At a joint press briefing with French President Emmanuel Macron in Paris last Sunday, Australian Prime Minister Malcolm Turnbull hailed his country’s acquisition of French-designed submarines as “the largest and most ambitious military project in Australia’s history”. Canberra’s US$38.5 billion Future Submarine Program continues to prove a contentious issue domestically, however, all the more so after Tony Abbott – Turnbull’s predecessor – called for the Royal Australian Navy to be equipped with an underwater nuclear deterrent.
Speaking at the Centre for Independent Studies in Sydney on June 29, Abbott said the current Australian submarine program – which he had contributed to launching when in office as prime minister – needed a revision. He believes Turnbull’s cabinet should shift the focus away from in-country construction of diesel-electric submarines to the purchase of off-the-shelf nuclear vessels from US, British or French manufacturers.
In April 2016, French shipbuilder DCNS (rebranded as Naval Group last month) won the tender to design and build 12 diesel-electric submarines for Australia. The Shortfin Barracuda will be a completely new platform based on the French defense company’s nuclear-powered Barracuda class.
Intra-party politicking was probably behind Abbott’s attack on the submarine policy of the Turnbull administration. But despite all the political posturing within the country’s liberal-conservative ruling majority, his tirade has ended up reviving the debate on the modernization of Australia’s underwater forces.
Lagging behind in submarine warfare
According to Abbott, the pace of Australia’s naval buildup is too slow, with the first Shortfin Barracuda not expected to enter service until the early 2030s. In his view, the country needs nuclear-powered submarines that do not require large modifications and can be commissioned swiftly.
Abbott’s suggestion derives from the assumption that while the security environment in the western Pacific is rapidly deteriorating, the Australian navy is not ready – and will not be for more than a decade – to compete with the naval power of potential enemies such as China and Russia.
The navy now has six Collins-class conventional submarines with a cruising speed of just 10 knots, while the new Shortfin Barracuda could reach 20 knots at most. Abbott pointed out that a nuclear-powered vessel could travel at nearly 40 knots underwater and reach geopolitical hot spots like the South China Sea – through which more than 50% of Australia’s trade passes – more quickly.
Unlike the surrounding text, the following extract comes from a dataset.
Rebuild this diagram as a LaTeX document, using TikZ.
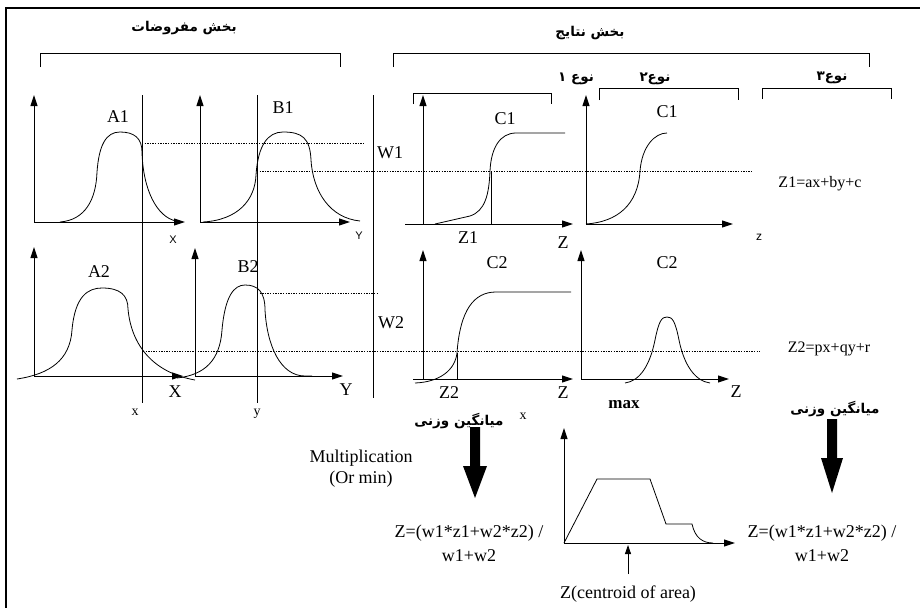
\documentclass[tikz,border=0pt]{standalone}
\usepackage{fontspec}
\setmainfont{Liberation Serif}
\setsansfont{Liberation Sans}
\newfontfamily\fa[Script=Arabic]{DejaVu Sans}
\TeXXeTstate=1
\usetikzlibrary{arrows.meta}
\begin{document}
\begin{tikzpicture}[x=1pt,y=-1pt,
  ax/.style={line width=1pt,-{Triangle[length=11pt,width=7pt]}},
  crv/.style={line width=0.8pt},
  vl/.style={line width=1pt},
  dt/.style={line width=1pt,dash pattern=on 1.3pt off 1.3pt},
  brk/.style={line width=1pt},
  lbl/.style={inner sep=0pt,font=\fontsize{18}{21}\selectfont},
  sml/.style={inner sep=0pt,font=\sffamily\fontsize{11}{13}\selectfont},
  smls/.style={inner sep=0pt,font=\fontsize{14}{16}\selectfont},
  fal/.style={inner sep=0pt,font=\fa\bfseries\fontsize{13.5}{16}\selectfont},
  eq/.style={inner sep=0pt,align=center,font=\fontsize{18}{24}\selectfont}]
\useasboundingbox (0,0) rectangle (920,608);
% frame
\draw[line width=2.5pt] (5,8) -- (920,8);
\draw[line width=2.5pt] (6,8) -- (6,608);

% headers
\node[fal] (hL) at (184,28) {\beginR بخش مفروضات\endR};
\node[fal] (hR) at (590,33) {\beginR بخش نتایج\endR};
\draw[brk] (40,67) -- (40,53) -- (340,53) -- (340,67);
\draw[brk] (393,67) -- (393,53) -- (869,53) -- (869,67);
\node[fal] (t1) at (576,79) {\beginR نوع ۱\endR};
\node[fal] (t2) at (655,79) {\beginR نوع۲\endR};
\node[fal] (t3) at (832,78) {\beginR نوع۳\endR};
\draw[brk] (413,104) -- (413,93) -- (551,93) -- (551,104);
\draw[brk] (599,100) -- (599,88) -- (738,88) -- (738,100);
\draw[brk] (762,99) -- (762,88) -- (891,88) -- (891,99);

% ---- A1
\draw[ax] (34,222) -- (34,95);
\draw[ax] (34,222) -- (185,222);
\draw[crv] (60,222) .. controls (85,220) and (96,200) .. (97,172)
  .. controls (99,145) and (106,132) .. (120,132)
  .. controls (134,132) and (142,138) .. (142,152)
  .. controls (143,190) and (157,217) .. (176,221);
\node[lbl] (A1) at (118,117) {A1};
\node[sml] (X1) at (173,240) {X};
% ---- B1
\draw[ax] (200,222) -- (200,95);
\draw[ax] (200,222) -- (350,222);
\draw[crv] (203,222) .. controls (238,220) and (255,200) .. (256,175)
  .. controls (258,145) and (268,132) .. (283,132)
  .. controls (302,132) and (310,138) .. (311,160)
  .. controls (313,192) and (330,218) .. (360,221);
\node[lbl] (B1) at (283,108) {B1};
\node[sml] (Y1) at (359,236) {Y};

% vertical lines
\draw[vl] (142,95) -- (142,403);
\draw[vl] (257,95) -- (257,403);
\draw[vl] (373,95) -- (373,398);
\node[smls] (xl) at (135,412) {x};
\node[smls] (yl) at (257,414) {y};

% dotted lines upper
\draw[dt] (142,143) -- (365,143);
\draw[dt] (257,171) -- (753,171);
\node[lbl] (W1) at (390,153) {W1};

% ---- A2
\draw[ax] (34,376) -- (34,247);
\draw[ax] (34,376) -- (183,376);
\draw[crv] (17,379) .. controls (50,374) and (70,360) .. (72,330)
  .. controls (75,296) and (88,288) .. (102,288)
  .. controls (120,288) and (128,295) .. (128,309)
  .. controls (131,342) and (150,372) .. (195,380);
\node[lbl] (A2) at (99,272) {A2};
\node[lbl] (X2) at (175,392) {X};
% ---- B2
\draw[ax] (195,376) -- (195,248);
\draw[ax] (195,376) -- (343,376);
\draw[crv] (177,378) .. controls (205,375) and (220,360) .. (222,330)
  .. controls (225,296) and (234,285) .. (245,285)
  .. controls (258,285) and (265,292) .. (265,310)
  .. controls (267,345) and (280,376) .. (305,376) -- (312,376);
\node[lbl] (B2) at (248,267) {B2};
\node[lbl] (Y2) at (346,390) {Y};

% dotted lines lower
\draw[dt] (257,293) -- (377,293);
\draw[dt] (143,351) -- (760,351);
\node[lbl] (W2) at (391,323) {W2};

% ---- C1 type 1
\draw[ax] (423,224) -- (423,95);
\draw[ax] (405,224) -- (573,224);
\draw[crv] (435,224) -- (470,216) .. controls (485,211) and (489,195) .. (490,171)
  .. controls (491,148) and (500,133) .. (516,133) -- (565,133);
\draw[vl] (491,171) -- (491,224);
\node[lbl] (C1a) at (505,119) {C1};
\node[lbl] (Z1) at (468,238) {Z1};
\node[lbl] (Za) at (563,243) {Z};
% ---- C1 type 2
\draw[ax] (586,224) -- (586,95);
\draw[ax] (586,224) -- (733,224);
\draw[crv] (586,224) .. controls (617,222) and (638,205) .. (640,171)
  .. controls (642,146) and (655,133) .. (667,133);
\node[lbl] (C1b) at (667,112) {C1};
\node[inner sep=0pt,font=\sffamily\fontsize{12}{14}\selectfont] (zb) at (759,237) {z};
\node[inner sep=0pt,font=\fontsize{16}{18}\selectfont] (eq1) at (820,184) {Z1=ax+by+c};

% ---- C2 type 1
\draw[ax] (423,379) -- (423,250);
\draw[ax] (413,379) -- (573,379);
\draw[crv] (415,383) .. controls (440,382) and (455,370) .. (457,353)
  .. controls (460,310) and (474,292) .. (496,292) -- (571,292);
\draw[vl] (457,353) -- (457,379);
\node[lbl] (C2a) at (497,263) {C2};
\node[lbl] (Z2) at (449,393) {Z2};
\node[lbl] (Zc) at (563,393) {Z};
% ---- C2 type 2
\draw[ax] (581,379) -- (581,250);
\draw[ax] (581,379) -- (729,379);
\draw[crv] (625,383) .. controls (640,381) and (650,365) .. (655,340)
  .. controls (659,320) and (662,317) .. (667,317)
  .. controls (672,317) and (675,320) .. (679,340)
  .. controls (684,365) and (695,381) .. (710,383);
\node[lbl] (C2b) at (667,263) {C2};
\node[lbl] (Zd) at (736,392) {Z};
\node[inner sep=0pt,font=\fontsize{16}{18}\selectfont] (eq2) at (829,349) {Z2=px+qy+r};

% bottom labels
\node[inner sep=0pt,font=\bfseries\fontsize{17}{20}\selectfont] (max) at (624,405) {max};
\node[fal] (mv1) at (459,421) {\beginR میانگین وزنی\endR};
\node[fal] (mv2) at (835,409) {\beginR میانگین وزنی\endR};
\node[smls] (xb) at (523,416) {x};
\node[lbl,align=center] (mult) at (361,469) {Multiplication\\(Or min)};

% thick arrows
\fill (470,427) -- (480,427) -- (480,466) -- (487,466) -- (475,498) -- (463,466) -- (470,466) -- cycle;
\fill (827,419) -- (837,419) -- (837,458) -- (843,458) -- (832,493) -- (821,458) -- (827,458) -- cycle;

% formulas
\node[eq] (f1) at (469,543) {Z=(w1*z1+w2*z2) /\\w1+w2};
\node[eq] (f2) at (822,543) {Z=(w1*z1+w2*z2) /\\w1+w2};

% trapezoid
\draw[ax] (564,543) -- (564,428);
\draw[ax] (564,543) -- (735,543);
\draw[crv] (564,543) -- (597,479) -- (650,479) -- (666,524) -- (692,524)
  .. controls (695,538) and (703,543) .. (713,543);
\coordinate (cb) at (628,574);
\draw[line width=0.8pt,-{Triangle[length=9pt,width=6pt]}] (cb) -- (628,545);
\node[lbl] (cent) at (628,594) {Z(centroid of area)};
\end{tikzpicture}
\end{document}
In Abbott’s opinion, Australia is being left behind in submarine warfare in the Indo-Pacific region. The Chinese navy can operate 67 submarines, of which nine are nuclear-powered, and the Russian Pacific Fleet has 24 subs, including 11 nuclear vessels. What’s more, Indonesia, Singapore, India and Vietnam are all expanding their underwater forces, while South Korea has 14 submarines and Japan 19.
Further, Naval Group’s recent declaration that it will not stick to the original pledge of doing 90% of the Shortfin Barracuda production work in South Australia has raised further doubts over Canberra’s submarine program. Abbott is particularly critical of the government’s decision to subordinate the country’s naval reinforcement to the inclusion of Australian companies in the process.
Improving interoperability with Washington
Naval Group and Canberra have never talked about nuclear submarines, Brent Clark, chief executive of the French defense producer’s Australian branch, told the Defence Connect website last week.
In the wake of Abbott’s speech in Sidney, Australian Defense Minister Marise Payne said her country did not have the hardware and personnel required to realize nuclear submarines. She added that Canberra did not have the competences and infrastructure to operate, sustain and maintain nuclear vessels.
To deal with the country’s logistical and technical gap in the nuclear sector, Abbott had proposed buying nuclear submarines from foreign suppliers and stationing them in Guam. Payne rejected that idea, stressing that such a move would put Australia’s sovereignty at risk.
Abbott argues that Australia’s naval forces cannot operate without nuclear submarines. In contrast, the government in Canberra is persuaded that 12 modified Barracuda submarines would be sufficient to boost the navy’s ability to deter potential foreign intrusions and foster combined military deterrence with the United States, Japan and South Korea in the western Pacific.
The bottom line is that a bunch of nuclear vessels would not turn Canberra into a maritime challenger of Beijing. Turnbull and his cabinet appear to understand this while trying to improve naval interoperability with Washington and other allies in the region. Shortfin Barracuda submarines supplied with the Lockheed Martin combat system will doubtless serve this purpose.